Over the past four years, the governing bodies of professional golf have adopted two questionable rules dealing with equipment.

The United States Golf Association (USGA) and the Royal and Ancient (R&A) are the two organizations that govern the rules of amateur and professional golf worldwide. These organizations are tasked with creating, interpreting and maintaining the rules of golf. Although the USGA deals with North American golf associations like the PGA Tour and the R&A deals with European golf associations like the European Tour, both have decided to implement two rules that are set to change the way we play golf.

The first rule, installed at the beginning of the 2010 season, is what has been called the “V-groove” rule.
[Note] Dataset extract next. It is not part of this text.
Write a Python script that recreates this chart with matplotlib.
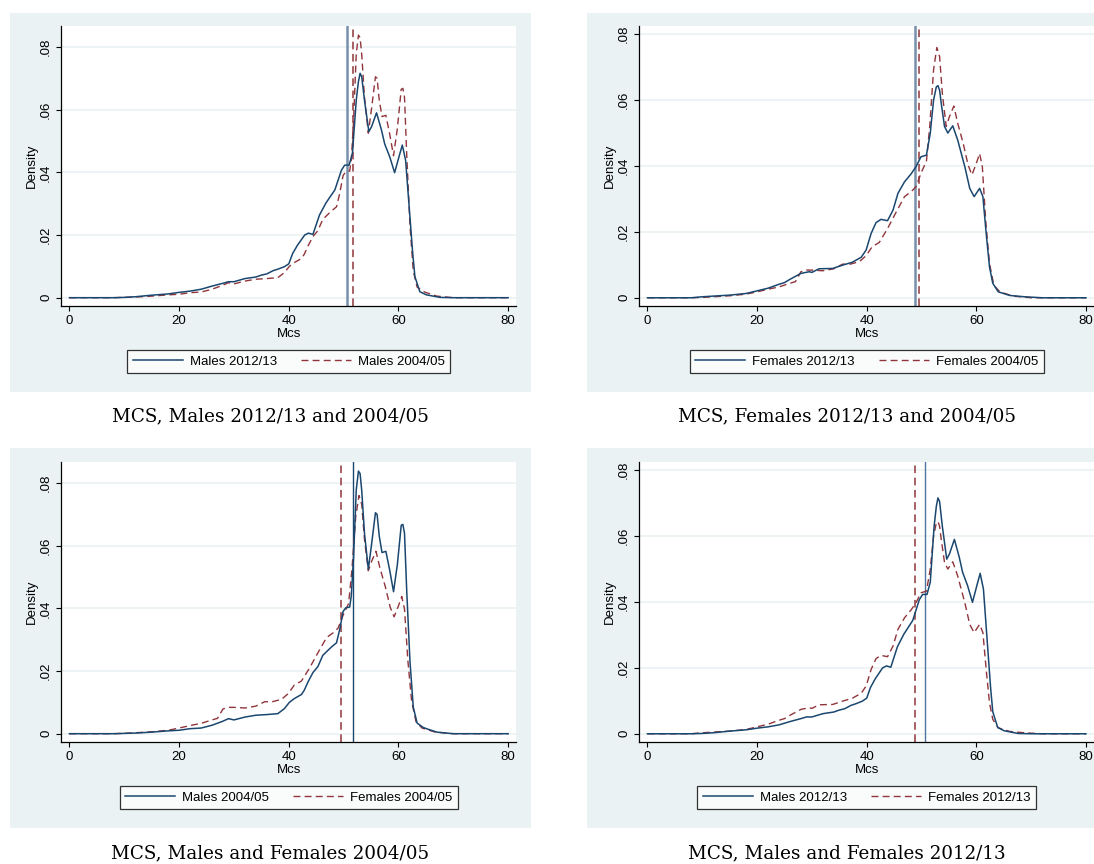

Both governing bodies decided to implement this rule due to the advancement of golf equipment. Because modern golf technology has made older, shorter golf courses obsolete, the USGA and R&A decided to decrease the size of grooves on all clubs from Box-grooves or U-grooves to smaller V-grooves. The idea is by creating smaller, less-sharp grooves, players will be penalized when having to hit from the rough around the green. This rule intends to make hitting the ball straighter more important than hitting the ball farther.

The second rule the USGA and the R&A implemented is the banishment of anchoring long putters or belly putters. Both organizations were adamant that they are not banishing the equipment; rather, they are simply stating that it will become illegal to anchor a club to ones self during the process of a putting stroke. This rule was created to uphold the fact that the golf swing and putting stroke are meant to swing freely without help, like in the case of anchoring the putter. The USGA and R&A feel like this has been an unfair advantage to players who are allowed to anchor the end of putter to their body.

The anchoring rule will go into effect on professional tours beginning in 2016. This will allow players who are currently using the anchoring technique a chance to adapt without hurting their golf game.

When it comes down to it I believe that these rules are necessary and understandable. Although I believe that something should be done about the grooves of the clubs, I don’t feel that allowing a player to anchor his or her club really creates a huge advantage.

When it comes to grooves, I think that this rule will put more urgency on hitting more fairways and greens. If I am not able to spin the ball from the rough around the greens I am less likely to shoot at a pin or go for the green in two. This rule puts more of an emphasis on course management and hitting good, solid golf shots.

On the other hand, not allowing a player to anchor a club is ridiculous. Of course anchoring gives certain advantages to players who use them but also makes certain putts more difficult. Allowing a player to anchor the putter gives them much more feel. This allows them to hit lag putts closer and three-putt less often. Although three putting might happen less often, anchoring a putter makes putts within five feet difficult to make.

In the end, the rules that the USGA and R&A have created help the game of golf mesh with new and upcoming technology. Although I believe the anchoring rule is unneeded, the governing bodies of golf have given ample evidence that these types of strokes break the traditional rules of golf and are thus implemented.